Excerpt from a dataset:
==============================

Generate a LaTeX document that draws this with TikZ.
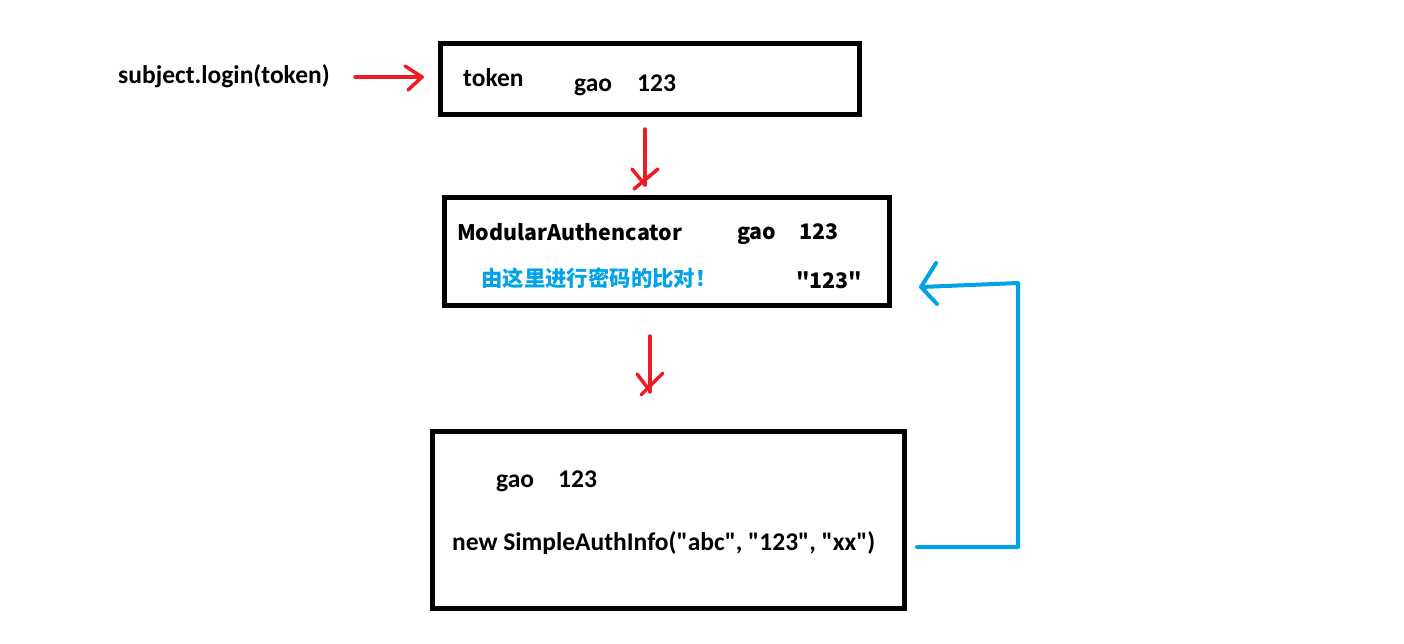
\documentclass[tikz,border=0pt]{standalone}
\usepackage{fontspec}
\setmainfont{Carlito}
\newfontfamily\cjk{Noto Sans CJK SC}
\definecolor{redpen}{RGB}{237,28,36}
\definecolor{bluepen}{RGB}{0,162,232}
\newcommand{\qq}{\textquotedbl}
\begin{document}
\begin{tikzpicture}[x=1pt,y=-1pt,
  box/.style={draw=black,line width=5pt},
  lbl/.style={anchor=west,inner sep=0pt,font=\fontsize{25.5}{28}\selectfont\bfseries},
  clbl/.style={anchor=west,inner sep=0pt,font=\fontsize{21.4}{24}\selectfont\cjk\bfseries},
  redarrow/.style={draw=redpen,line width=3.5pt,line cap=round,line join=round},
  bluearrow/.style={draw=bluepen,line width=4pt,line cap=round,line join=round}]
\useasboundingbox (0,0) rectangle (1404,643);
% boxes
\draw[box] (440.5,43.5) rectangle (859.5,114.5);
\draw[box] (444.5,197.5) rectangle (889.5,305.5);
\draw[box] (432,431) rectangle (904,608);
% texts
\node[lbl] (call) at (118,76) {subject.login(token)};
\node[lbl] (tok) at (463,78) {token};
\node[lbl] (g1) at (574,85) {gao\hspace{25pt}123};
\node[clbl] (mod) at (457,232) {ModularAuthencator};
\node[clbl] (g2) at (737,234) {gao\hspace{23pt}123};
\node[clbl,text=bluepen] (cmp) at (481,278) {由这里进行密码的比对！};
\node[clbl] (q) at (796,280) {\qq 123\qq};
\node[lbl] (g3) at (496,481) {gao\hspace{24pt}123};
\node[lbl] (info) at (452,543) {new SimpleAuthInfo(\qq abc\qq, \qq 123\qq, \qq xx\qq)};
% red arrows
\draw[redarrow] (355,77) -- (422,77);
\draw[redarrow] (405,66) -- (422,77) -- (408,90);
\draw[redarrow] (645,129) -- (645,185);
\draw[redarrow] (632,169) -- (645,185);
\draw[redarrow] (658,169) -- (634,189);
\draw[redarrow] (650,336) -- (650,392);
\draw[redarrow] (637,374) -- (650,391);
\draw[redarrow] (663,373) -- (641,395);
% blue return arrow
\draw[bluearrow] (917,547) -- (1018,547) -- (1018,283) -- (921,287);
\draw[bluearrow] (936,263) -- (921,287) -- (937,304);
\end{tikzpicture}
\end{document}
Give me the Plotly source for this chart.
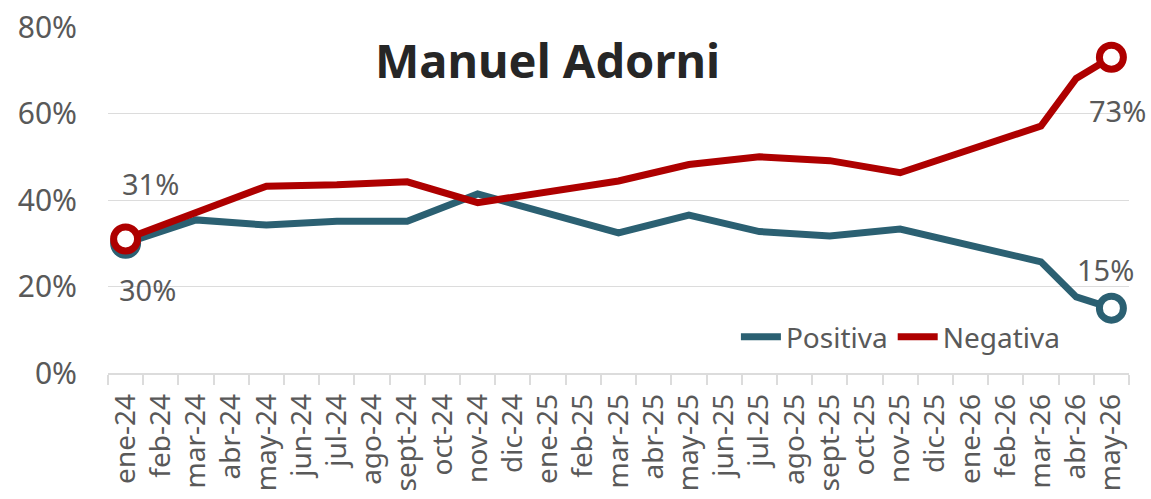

==============================

> EXERCISE: Of the lines in the material, how many hold the word "this"? Reply with the number only.

> IN RESPONSE: 2